Challenge - All lines below must be repeated exactly, with the pictures omitted.

Source material -

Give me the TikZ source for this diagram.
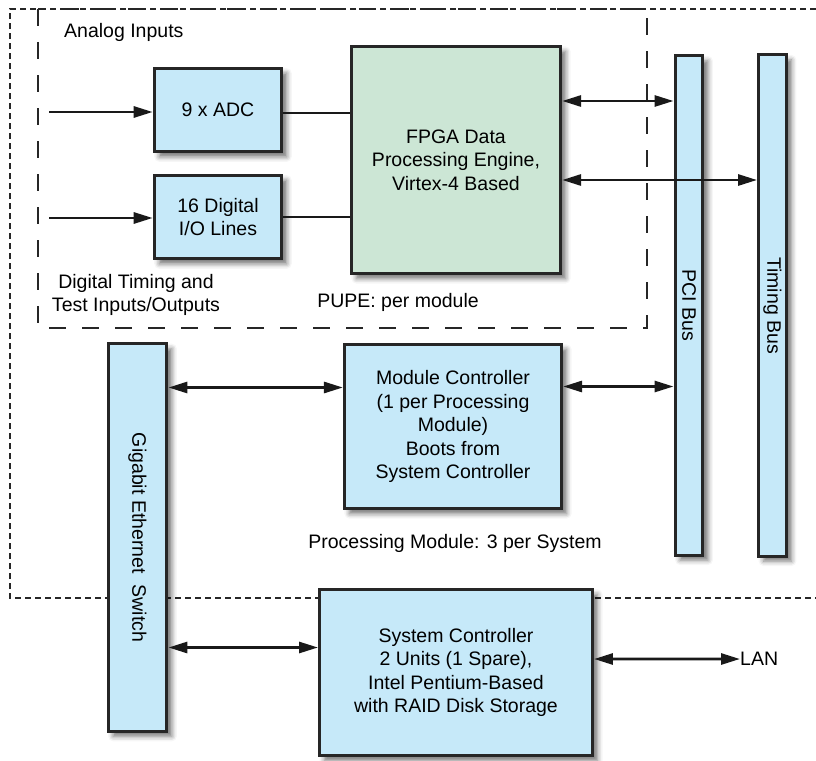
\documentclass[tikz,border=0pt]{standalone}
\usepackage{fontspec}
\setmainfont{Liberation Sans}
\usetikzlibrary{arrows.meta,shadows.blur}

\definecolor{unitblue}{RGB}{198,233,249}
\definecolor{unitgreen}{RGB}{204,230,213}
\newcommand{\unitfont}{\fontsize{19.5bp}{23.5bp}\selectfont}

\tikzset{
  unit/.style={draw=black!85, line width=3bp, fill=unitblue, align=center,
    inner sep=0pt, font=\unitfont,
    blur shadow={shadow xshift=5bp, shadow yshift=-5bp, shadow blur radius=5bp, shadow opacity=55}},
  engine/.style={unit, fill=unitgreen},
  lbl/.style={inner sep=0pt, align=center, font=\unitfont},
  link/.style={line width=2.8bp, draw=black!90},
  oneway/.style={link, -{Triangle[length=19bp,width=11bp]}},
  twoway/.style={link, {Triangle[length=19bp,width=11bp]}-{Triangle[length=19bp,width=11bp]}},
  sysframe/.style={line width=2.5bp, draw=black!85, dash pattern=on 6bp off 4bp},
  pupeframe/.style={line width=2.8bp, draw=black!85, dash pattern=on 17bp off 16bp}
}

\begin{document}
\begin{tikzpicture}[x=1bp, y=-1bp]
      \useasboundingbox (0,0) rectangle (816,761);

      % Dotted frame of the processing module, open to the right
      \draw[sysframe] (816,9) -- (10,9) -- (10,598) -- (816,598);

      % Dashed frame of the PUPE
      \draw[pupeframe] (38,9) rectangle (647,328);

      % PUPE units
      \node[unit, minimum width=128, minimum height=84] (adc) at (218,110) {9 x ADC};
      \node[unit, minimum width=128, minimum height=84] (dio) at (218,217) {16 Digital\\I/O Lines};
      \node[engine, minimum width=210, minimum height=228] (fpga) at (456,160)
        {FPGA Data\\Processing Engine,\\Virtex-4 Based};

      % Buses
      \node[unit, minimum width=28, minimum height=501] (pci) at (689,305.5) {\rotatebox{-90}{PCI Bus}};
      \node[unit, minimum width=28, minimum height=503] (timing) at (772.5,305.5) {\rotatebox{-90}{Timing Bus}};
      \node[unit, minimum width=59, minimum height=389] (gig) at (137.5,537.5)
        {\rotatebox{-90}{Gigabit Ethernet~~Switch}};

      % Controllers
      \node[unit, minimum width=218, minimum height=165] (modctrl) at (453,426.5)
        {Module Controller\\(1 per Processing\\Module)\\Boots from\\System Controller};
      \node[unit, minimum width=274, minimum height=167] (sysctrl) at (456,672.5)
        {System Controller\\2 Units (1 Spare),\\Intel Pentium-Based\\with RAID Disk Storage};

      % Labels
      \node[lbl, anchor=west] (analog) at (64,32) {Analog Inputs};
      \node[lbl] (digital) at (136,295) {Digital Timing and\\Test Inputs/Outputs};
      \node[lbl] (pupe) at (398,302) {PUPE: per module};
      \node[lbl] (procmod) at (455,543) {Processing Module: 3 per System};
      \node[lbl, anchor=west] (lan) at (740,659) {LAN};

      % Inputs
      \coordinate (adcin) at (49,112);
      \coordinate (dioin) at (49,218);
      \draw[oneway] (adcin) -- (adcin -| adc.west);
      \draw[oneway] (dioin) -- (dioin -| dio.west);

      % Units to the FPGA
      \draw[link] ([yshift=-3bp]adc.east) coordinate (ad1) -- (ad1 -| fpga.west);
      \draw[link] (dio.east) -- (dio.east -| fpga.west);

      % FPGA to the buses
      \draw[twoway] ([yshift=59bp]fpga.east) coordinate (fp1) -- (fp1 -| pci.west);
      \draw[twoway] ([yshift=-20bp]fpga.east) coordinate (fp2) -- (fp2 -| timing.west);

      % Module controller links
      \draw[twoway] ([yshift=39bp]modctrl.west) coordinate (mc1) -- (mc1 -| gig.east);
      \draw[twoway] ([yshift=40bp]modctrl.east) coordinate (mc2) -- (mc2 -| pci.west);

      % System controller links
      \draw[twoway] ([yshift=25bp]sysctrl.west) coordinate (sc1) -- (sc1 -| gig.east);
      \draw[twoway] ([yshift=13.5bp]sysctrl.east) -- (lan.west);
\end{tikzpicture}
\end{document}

Exercise result -
Give me the TikZ source for this diagram.
\documentclass[tikz,border=0pt]{standalone}
\usepackage{fontspec}
\setmainfont{Liberation Sans}
\usetikzlibrary{arrows.meta,shadows.blur}

\definecolor{unitblue}{RGB}{198,233,249}
\definecolor{unitgreen}{RGB}{204,230,213}
\newcommand{\unitfont}{\fontsize{19.5bp}{23.5bp}\selectfont}

\tikzset{
  unit/.style={draw=black!85, line width=3bp, fill=unitblue, align=center,
    inner sep=0pt, font=\unitfont,
    blur shadow={shadow xshift=5bp, shadow yshift=-5bp, shadow blur radius=5bp, shadow opacity=55}},
  engine/.style={unit, fill=unitgreen},
  lbl/.style={inner sep=0pt, align=center, font=\unitfont},
  link/.style={line width=2.8bp, draw=black!90},
  oneway/.style={link, -{Triangle[length=19bp,width=11bp]}},
  twoway/.style={link, {Triangle[length=19bp,width=11bp]}-{Triangle[length=19bp,width=11bp]}},
  sysframe/.style={line width=2.5bp, draw=black!85, dash pattern=on 6bp off 4bp},
  pupeframe/.style={line width=2.8bp, draw=black!85, dash pattern=on 17bp off 16bp}
}

\begin{document}
\begin{tikzpicture}[x=1bp, y=-1bp]
      \useasboundingbox (0,0) rectangle (816,761);

      % Dotted frame of the processing module, open to the right
      \draw[sysframe] (816,9) -- (10,9) -- (10,598) -- (816,598);

      % Dashed frame of the PUPE
      \draw[pupeframe] (38,9) rectangle (647,328);

      % PUPE units
      \node[unit, minimum width=128, minimum height=84] (adc) at (218,110) {9 x ADC};
      \node[unit, minimum width=128, minimum height=84] (dio) at (218,217) {16 Digital\\I/O Lines};
      \node[engine, minimum width=210, minimum height=228] (fpga) at (456,160)
        {FPGA Data\\Processing Engine,\\Virtex-4 Based};

      % Buses
      \node[unit, minimum width=28, minimum height=501] (pci) at (689,305.5) {\rotatebox{-90}{PCI Bus}};
      \node[unit, minimum width=28, minimum height=503] (timing) at (772.5,305.5) {\rotatebox{-90}{Timing Bus}};
      \node[unit, minimum width=59, minimum height=389] (gig) at (137.5,537.5)
        {\rotatebox{-90}{Gigabit Ethernet~~Switch}};

      % Controllers
      \node[unit, minimum width=218, minimum height=165] (modctrl) at (453,426.5)
        {Module Controller\\(1 per Processing\\Module)\\Boots from\\System Controller};
      \node[unit, minimum width=274, minimum height=167] (sysctrl) at (456,672.5)
        {System Controller\\2 Units (1 Spare),\\Intel Pentium-Based\\with RAID Disk Storage};

      % Labels
      \node[lbl, anchor=west] (analog) at (64,32) {Analog Inputs};
      \node[lbl] (digital) at (136,295) {Digital Timing and\\Test Inputs/Outputs};
      \node[lbl] (pupe) at (398,302) {PUPE: per module};
      \node[lbl] (procmod) at (455,543) {Processing Module: 3 per System};
      \node[lbl, anchor=west] (lan) at (740,659) {LAN};

      % Inputs
      \coordinate (adcin) at (49,112);
      \coordinate (dioin) at (49,218);
      \draw[oneway] (adcin) -- (adcin -| adc.west);
      \draw[oneway] (dioin) -- (dioin -| dio.west);

      % Units to the FPGA
      \draw[link] ([yshift=-3bp]adc.east) coordinate (ad1) -- (ad1 -| fpga.west);
      \draw[link] (dio.east) -- (dio.east -| fpga.west);

      % FPGA to the buses
      \draw[twoway] ([yshift=59bp]fpga.east) coordinate (fp1) -- (fp1 -| pci.west);
      \draw[twoway] ([yshift=-20bp]fpga.east) coordinate (fp2) -- (fp2 -| timing.west);

      % Module controller links
      \draw[twoway] ([yshift=39bp]modctrl.west) coordinate (mc1) -- (mc1 -| gig.east);
      \draw[twoway] ([yshift=40bp]modctrl.east) coordinate (mc2) -- (mc2 -| pci.west);

      % System controller links
      \draw[twoway] ([yshift=25bp]sysctrl.west) coordinate (sc1) -- (sc1 -| gig.east);
      \draw[twoway] ([yshift=13.5bp]sysctrl.east) -- (lan.west);
\end{tikzpicture}
\end{document}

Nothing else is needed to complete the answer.